*The request*
Without the images, write out the whole listing exactly.

*Material*
__________________________________________________
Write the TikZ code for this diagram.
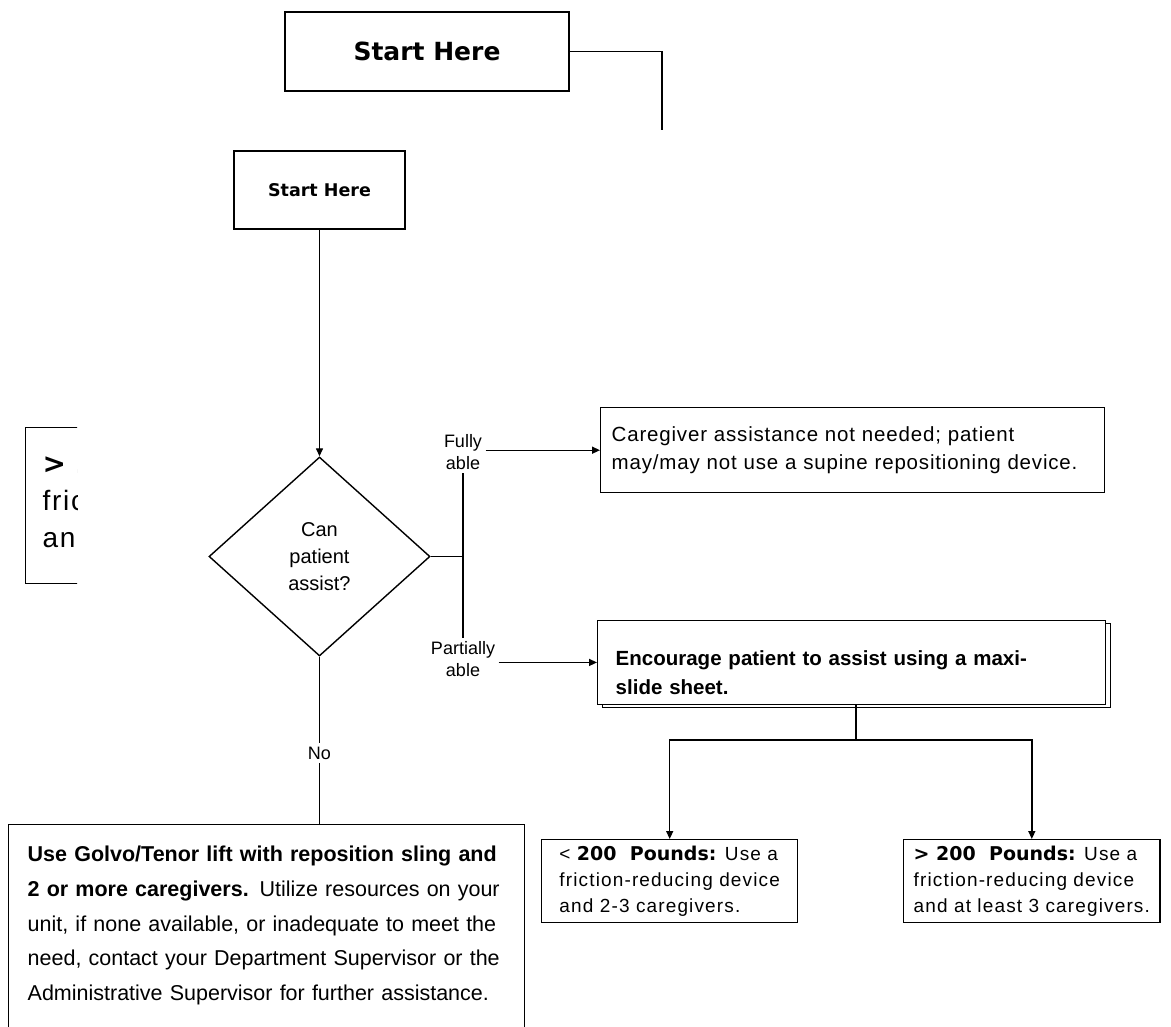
\documentclass[tikz,border=0pt]{standalone}
\usepackage{fontspec}
\setmainfont{Liberation Sans}
\newfontfamily\headfont{DejaVu Sans}
\newfontfamily\spacedfont[LetterSpace=4]{Liberation Sans}
\newfontfamily\widefont[LetterSpace=6]{Liberation Sans}
\usetikzlibrary{shapes.geometric,arrows.meta,shadows}
\newcommand{\topgap}[1]{\rule{0pt}{#1pt}}
\newcommand{\botgap}[1]{\rule[-#1pt]{0pt}{#1pt}}

\begin{document}
\begin{tikzpicture}[x=1pt,y=-1pt,line width=1.4pt,
    box/.style={draw,rectangle,fill=white,inner ysep=0pt,align=left,anchor=north west},
    arr/.style={-{Triangle[length=8pt,width=7pt]}},
    lbl/.style={font={\fontsize{18}{22}\selectfont},align=center,inner sep=3pt}]
  \useasboundingbox (0,0) rectangle (1171,1027);
  \clip (0,0) rectangle (1171,1027);
  % leftover heading box at the top
  \node[draw,minimum width=284pt,minimum height=79pt,
        font={\headfont\bfseries\fontsize{25}{30}\selectfont}] (start) at (427,51.5) {Start Here};
  \coordinate (cut) at (662,130);
  \draw (start.east) -| (cut);
  % leftover box cut off at the left
  \begin{scope}
    \clip (0,400) rectangle (77,620);
    \node[box,font={\widefont\fontsize{28}{37}\selectfont},inner xsep=17pt] (old) at (25,427)
      {\topgap{46}{\headfont\bfseries > 200\ \ Pounds:} Use a\\friction-reducing device\\and at least 3 caregivers.\botgap{36}};
  \end{scope}
  % main flow
  \node[draw,minimum width=171pt,minimum height=78pt,
        font={\headfont\bfseries\fontsize{17.5}{21}\selectfont}] (begin) at (319.5,190) {Start Here};
  \node[draw,diamond,aspect=1.12,minimum width=221pt,minimum height=199pt,inner sep=0pt,
        align=center,font={\fontsize{20}{27}\selectfont}] (ask) at (319.5,556.5) {Can\\patient\\assist?};
  \draw[arr] (begin) -- (ask);
  % answers
  \node[lbl] (full) at (463,452) {Fully\\able};
  \node[lbl] (part) at (463,659) {Partially\\able};
  \node[lbl] (no) at (319.5,753) {No};
  \node[box,font={\spacedfont\fontsize{20.5}{28}\selectfont},inner xsep=11pt,text width=482pt] (care) at (600,407)
    {\topgap{34}Caregiver assistance not needed; patient\\may/may not use a supine repositioning device.\botgap{23}};
  \node[box,copy shadow={shadow xshift=5pt,shadow yshift=-3pt},
        font={\bfseries\fontsize{20.5}{28.5}\selectfont},inner xsep=18pt,text width=472pt] (enc) at (597,620)
    {\topgap{45}Encourage patient to assist using a maxi-\\slide sheet.\botgap{10}};
  \draw (ask.east) -- (ask.east -| full.south);
  \draw (full.south) -- (part.north);
  \draw[arr] (full.east |- care.west) -- (care.west);
  \draw[arr] (part.east |- enc.west) -- (enc.west);
  % weight split
  \node[box,font={\widefont\fontsize{19}{26}\selectfont},inner xsep=10pt,minimum width=256pt] (lo) at (541,839)
    {\topgap{21}< {\headfont\bfseries 200\ \ Pounds:} Use a\\friction-reducing device\\and 2-3 caregivers.\botgap{10}};
  \node[box,font={\widefont\fontsize{19}{26}\selectfont},inner xsep=10pt] (hi) at (903,839)
    {\topgap{21}{\headfont\bfseries > 200\ \ Pounds:} Use a\\friction-reducing device\\and at least 3 caregivers.\botgap{10}};
  \coordinate (fork) at (856,740);
  \draw (fork |- enc.south) -- (fork);
  \draw[arr] (fork) -| (lo.north);
  \draw[arr] (fork) -| (hi.north);
  % cannot assist
  \node[box,font={\fontsize{21.5}{34.75}\selectfont},inner xsep=19pt,text width=478pt] (use) at (8,824)
    {\topgap{37}\textbf{Use Golvo/Tenor lift with reposition sling and}\\
     \textbf{2 or more caregivers.} Utilize resources on your\\
     unit, if none available, or inadequate to meet the\\
     need, contact your Department Supervisor or the\\
     Administrative Supervisor for further assistance.\botgap{80}};
  \draw (ask.south) -- (no.north);
  \draw (no.south) -- (no.south |- use.north);
\end{tikzpicture}
\end{document}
__________________________________________________
*Written answer*
Write the TikZ code for this diagram.
\documentclass[tikz,border=0pt]{standalone}
\usepackage{fontspec}
\setmainfont{Liberation Sans}
\newfontfamily\headfont{DejaVu Sans}
\newfontfamily\spacedfont[LetterSpace=4]{Liberation Sans}
\newfontfamily\widefont[LetterSpace=6]{Liberation Sans}
\usetikzlibrary{shapes.geometric,arrows.meta,shadows}
\newcommand{\topgap}[1]{\rule{0pt}{#1pt}}
\newcommand{\botgap}[1]{\rule[-#1pt]{0pt}{#1pt}}

\begin{document}
\begin{tikzpicture}[x=1pt,y=-1pt,line width=1.4pt,
    box/.style={draw,rectangle,fill=white,inner ysep=0pt,align=left,anchor=north west},
    arr/.style={-{Triangle[length=8pt,width=7pt]}},
    lbl/.style={font={\fontsize{18}{22}\selectfont},align=center,inner sep=3pt}]
  \useasboundingbox (0,0) rectangle (1171,1027);
  \clip (0,0) rectangle (1171,1027);
  % leftover heading box at the top
  \node[draw,minimum width=284pt,minimum height=79pt,
        font={\headfont\bfseries\fontsize{25}{30}\selectfont}] (start) at (427,51.5) {Start Here};
  \coordinate (cut) at (662,130);
  \draw (start.east) -| (cut);
  % leftover box cut off at the left
  \begin{scope}
    \clip (0,400) rectangle (77,620);
    \node[box,font={\widefont\fontsize{28}{37}\selectfont},inner xsep=17pt] (old) at (25,427)
      {\topgap{46}{\headfont\bfseries > 200\ \ Pounds:} Use a\\friction-reducing device\\and at least 3 caregivers.\botgap{36}};
  \end{scope}
  % main flow
  \node[draw,minimum width=171pt,minimum height=78pt,
        font={\headfont\bfseries\fontsize{17.5}{21}\selectfont}] (begin) at (319.5,190) {Start Here};
  \node[draw,diamond,aspect=1.12,minimum width=221pt,minimum height=199pt,inner sep=0pt,
        align=center,font={\fontsize{20}{27}\selectfont}] (ask) at (319.5,556.5) {Can\\patient\\assist?};
  \draw[arr] (begin) -- (ask);
  % answers
  \node[lbl] (full) at (463,452) {Fully\\able};
  \node[lbl] (part) at (463,659) {Partially\\able};
  \node[lbl] (no) at (319.5,753) {No};
  \node[box,font={\spacedfont\fontsize{20.5}{28}\selectfont},inner xsep=11pt,text width=482pt] (care) at (600,407)
    {\topgap{34}Caregiver assistance not needed; patient\\may/may not use a supine repositioning device.\botgap{23}};
  \node[box,copy shadow={shadow xshift=5pt,shadow yshift=-3pt},
        font={\bfseries\fontsize{20.5}{28.5}\selectfont},inner xsep=18pt,text width=472pt] (enc) at (597,620)
    {\topgap{45}Encourage patient to assist using a maxi-\\slide sheet.\botgap{10}};
  \draw (ask.east) -- (ask.east -| full.south);
  \draw (full.south) -- (part.north);
  \draw[arr] (full.east |- care.west) -- (care.west);
  \draw[arr] (part.east |- enc.west) -- (enc.west);
  % weight split
  \node[box,font={\widefont\fontsize{19}{26}\selectfont},inner xsep=10pt,minimum width=256pt] (lo) at (541,839)
    {\topgap{21}< {\headfont\bfseries 200\ \ Pounds:} Use a\\friction-reducing device\\and 2-3 caregivers.\botgap{10}};
  \node[box,font={\widefont\fontsize{19}{26}\selectfont},inner xsep=10pt] (hi) at (903,839)
    {\topgap{21}{\headfont\bfseries > 200\ \ Pounds:} Use a\\friction-reducing device\\and at least 3 caregivers.\botgap{10}};
  \coordinate (fork) at (856,740);
  \draw (fork |- enc.south) -- (fork);
  \draw[arr] (fork) -| (lo.north);
  \draw[arr] (fork) -| (hi.north);
  % cannot assist
  \node[box,font={\fontsize{21.5}{34.75}\selectfont},inner xsep=19pt,text width=478pt] (use) at (8,824)
    {\topgap{37}\textbf{Use Golvo/Tenor lift with reposition sling and}\\
     \textbf{2 or more caregivers.} Utilize resources on your\\
     unit, if none available, or inadequate to meet the\\
     need, contact your Department Supervisor or the\\
     Administrative Supervisor for further assistance.\botgap{80}};
  \draw (ask.south) -- (no.north);
  \draw (no.south) -- (no.south |- use.north);
\end{tikzpicture}
\end{document}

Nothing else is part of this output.